Tuesday, July 2, 2013

Young Winston (1972)

          It’s appropriate that the longest sequence in Young Winston takes place during the Boer War, because the movie is a bore. Restrained and respectful in the extreme, this adaptation of a memoir by the revered UK wartime leader Winston Churchill sprawls across 157 lugubrious minutes. Written for the screen and produced by the great Carl Foreman, with Richard Attenborough handling the direction, the film boasts impressive production values but an overly sterile narrative style.
          The most interesting thread of the movie relates to future politician Winston's fraught relationship with his father, forceful Member of Parliament Lord Randolph Churchill (Robert Shaw). During childhood, Winston struggles to earn his aloof father's attention, and during adulthood, Winston seeks revenge against the political establishment that bested his father. This is rich stuff, but Foreman and Attenborough approach the intense family material with the stuffiness of textbook authors. Another thread of the picture involves Winston's relationship with his American-born mother, Lady Churchill (Anne Bancroft). She represents an interesting collision between aggressive and passive impulses, but her complexities remain largely unexplored. The third and final major thread of the story—which gets the most screen time--involves Winston's military career. Alas, the filmmakers can't decide where they stand on Winston's conduct as an officer. Is he a hero willing to risk all for his country and himself (two entities he considers inextricably linked), or is he the glory-hound his detractors criticize him for being? Like so many questions that are raised by Young Winston, this one goes unanswered.
          Foreman integrated many of Churchill's own musings into the script, and those remarks are read in voiceover by star Simon Ward, performing a cartoonish impression of the real Churchill's distinctive speech pattern.

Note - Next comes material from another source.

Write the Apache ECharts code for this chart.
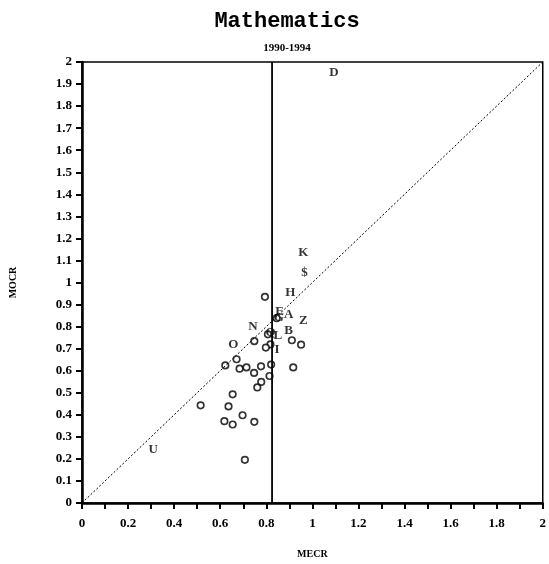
<!DOCTYPE html>
<html>
<head>
<meta charset="utf-8">
<script src="https://cdn.jsdelivr.net/npm/echarts@6/dist/echarts.min.js"></script>
<style>html,body{margin:0;padding:0;background:#fff}#c{width:549px;height:564px}</style>
</head>
<body>
<div id="c"></div>
<script>
// Labelled points: [MECR, MOCR]
const labelNames = ['D','K','$','H','E','G','A','Z','N','B','Q','L','I','O','U'];
const labelX = [1.094,0.961,0.966,0.904,0.858,0.854,0.897,0.961,0.742,0.897,0.818,0.850,0.847,0.657,0.309];
const labelY = [1.950,1.134,1.044,0.956,0.866,0.840,0.855,0.829,0.800,0.780,0.772,0.757,0.697,0.718,0.244];
// Unlabelled points
const circleX = [0.794,0.845,0.807,0.911,0.951,0.748,0.818,0.798,0.671,0.622,0.821,0.684,0.714,0.777,0.747,0.917,0.814,0.778,0.761,0.654,0.515,0.636,0.697,0.618,0.654,0.748,0.707];
const circleY = [0.935,0.838,0.765,0.738,0.718,0.734,0.719,0.705,0.652,0.624,0.628,0.609,0.615,0.620,0.590,0.615,0.576,0.549,0.524,0.493,0.443,0.438,0.398,0.371,0.356,0.368,0.196];
const refMECR = 0.825;
const diagonal = [[0,0],[2,2]];
const titleText = 'Mathematics';
const subText = '1990-1994';

const chart = echarts.init(document.getElementById('c'));
const tickFont = {fontFamily:'Liberation Serif', fontWeight:'bold', fontSize:13, color:'#000'};
chart.setOption({
  animation:false,
  title:[
    {text:titleText, left:282, top:5, textAlign:'center', textStyle:{fontFamily:'Liberation Mono', fontSize:22, fontWeight:'bold', color:'#000'}},
    {text:subText, left:282, top:38, textAlign:'center', textStyle:{fontFamily:'Liberation Serif', fontSize:11, fontWeight:'bold', color:'#000'}}
  ],
  grid:{left:81, right:2, top:62, bottom:60, show:true, borderColor:'#000', borderWidth:1.5, backgroundColor:'transparent'},
  xAxis:{type:'value', min:0, max:2, interval:0.1, name:'MECR', nameLocation:'middle', nameGap:46,
    nameTextStyle:{fontFamily:'Liberation Serif', fontWeight:'bold', fontSize:10, color:'#000'},
    axisLine:{show:true, onZero:false, lineStyle:{color:'#000', width:2.5}},
    axisTick:{show:true, inside:false, length:6, lineStyle:{color:'#000', width:2}},
    axisLabel:{...tickFont, margin:14, formatter:v=>{const k=Math.round(v*10); return k%2===0? String(Math.round(v*10)/10):'';}},
    splitLine:{show:false}},
  yAxis:{type:'value', min:0, max:2, interval:0.1, name:'MOCR', nameLocation:'middle', nameGap:64, nameRotate:90,
    nameTextStyle:{fontFamily:'Liberation Serif', fontWeight:'bold', fontSize:10, color:'#000'},
    axisLine:{show:true, onZero:false, lineStyle:{color:'#000', width:2.5}},
    axisTick:{show:true, inside:false, length:6, lineStyle:{color:'#000', width:2}},
    axisLabel:{...tickFont, margin:10, formatter:v=>String(Math.round(v*10)/10)},
    splitLine:{show:false}},
  series:[
    {type:'line', data:diagonal, symbol:'none', lineStyle:{color:'#000', width:1, type:[2,2]}, silent:true},
    {type:'line', data:[[refMECR,0],[refMECR,2]], symbol:'none', lineStyle:{color:'#000', width:1.8}, silent:true},
    {type:'scatter', data:circleX.map((x,i)=>[x,circleY[i]]), symbol:'circle', symbolSize:6.5,
      itemStyle:{color:'#fff', borderColor:'#000', borderWidth:1.7}},
    {type:'scatter', data:labelX.map((x,i)=>({value:[x,labelY[i]], name:labelNames[i]})), symbolSize:1,
      itemStyle:{color:'transparent'},
      label:{show:true, position:'inside', formatter:p=>p.name, fontFamily:'Liberation Serif', fontWeight:'bold', fontSize:13, color:'#000'}}
  ]
});
</script>
</body>
</html>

Attenborough, who later found his groove as a director of critic-proof dramas about saintly characters—notably Gandhi (1982)—delivers acceptable work during the picture's big-canvas scenes, such as those depicting Winston's battlefield exploits circa the late 19th century and early 20th century. (It helps that the filmmaker shamelessly copies David Lean’s pictorial techniques.) Attenborough's filmmaking doesn't fare as well during close-quarters sequences. For instance, he relies on an ineffective device of filming just one side of long interview scenes while an unseen journalist peppers the interview subject with questions. These scenes drag on forever.
          Not all of Young Winston’s shortcomings should be blamed on Attenborough, however. Leading man Ward (who plays Winston as a young adult) lacks charisma and dynamism, which short-circuits the whole enterprise, and Foreman’s script features excruciating detail about the internecine processes of British government. (Even the long Boer War sequence, which portrays Winston's capture by enemy forces and subsequent daring escape, gets bogged down with narration explaining the political significance of Winston’s situation.) Unsurprisingly, Shaw gives the closest thing the picture has to a full-blooded performance. His appearance climaxes with a poignant scene of Lord Churchill succumbing to mental decay in the midst of a speech. But if the best scene in a two-and-a-half-hour biopic doesn't revolve around the protagonist, that’s a problem.